Оружие вытаскивают грешники, натягивают лука своего, чтобы перестрелять нищих, заколоть правых сердцем. Оружие их войдет в сердце их, и луки их сломаются.
Владимир Мономах, великий князь киевский (1113-1125), государственный и политический деятель

Сергей МАСЛОБОЙЩИКОВ: «Моя Кармен — нежная и запутавшаяся»

29 ноября, 2001 - 00:00


В киевском, и шире, украинском культурном контексте Сергей Маслобойщиков интересен в первую очередь своей универсальностью, умением заниматься многими вещами без ущерба для произведения. Он один из наиболее интересных художников театра — спектакли в его декорациях и костюмах идут на нескольких столичных сценах. На его счету также интереснейший полнометражный фильм «Певица Жозефина и мышиный народ» по новеллам Кафки, собственные театральные постановки. Работает он медленно и тщательно: здесь как раз тот случай, когда «отделка», качество опуса стоит на первом месте. К концу этого года, после долгого перерыва, Маслобойщиков вновь заставил говорить о себе. После нескольких сценографических успехов в нашем городе он осуществил постановку спектакля «Кармен» в Будапеште. И, что еще более невероятно, практически на подходе его второй полный метр под рабочим названием «Шум ветра». В условиях, когда кино в Киеве стало снимать практически невозможно, эта новость особенно отрадна. Наш разговор, собственно, и состоялся в монтажной комнате на студии Довженко, где бесчисленные дубли «Шума ветра» соединялись в целостную картину.

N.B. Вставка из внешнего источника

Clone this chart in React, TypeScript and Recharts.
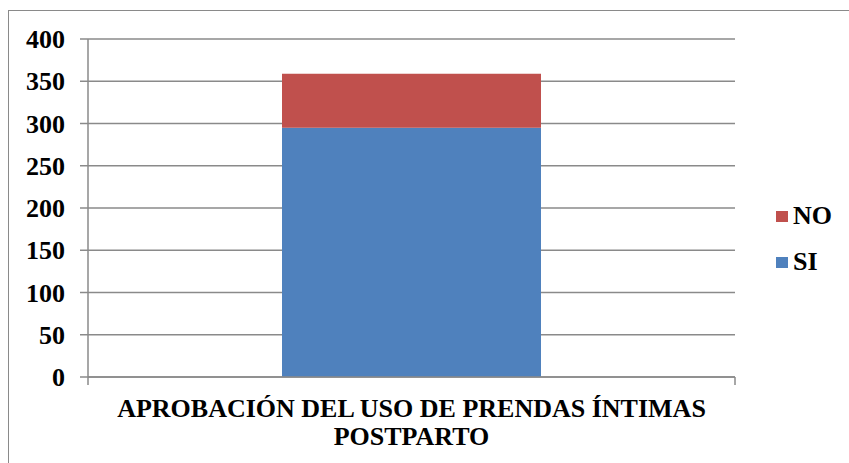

— Начнем со спектакля. Что это за работа, с кем вы воплощали ее?

— Это драматическая фантазия на тему Проспера Мериме, Пушкина, музыки Бизе, оперного либретто Мельяка и Галеви, испанского фольклора, а также писем Бизе и Мериме.

— Каков был ваш объем работы?

— Я был и автором пьесы, и режиссером, и художником по декорациям и костюмам — единственно, музыку написал Бизе.

— Насколько далека ваша интерпретация от хрестоматийной «Кармен»?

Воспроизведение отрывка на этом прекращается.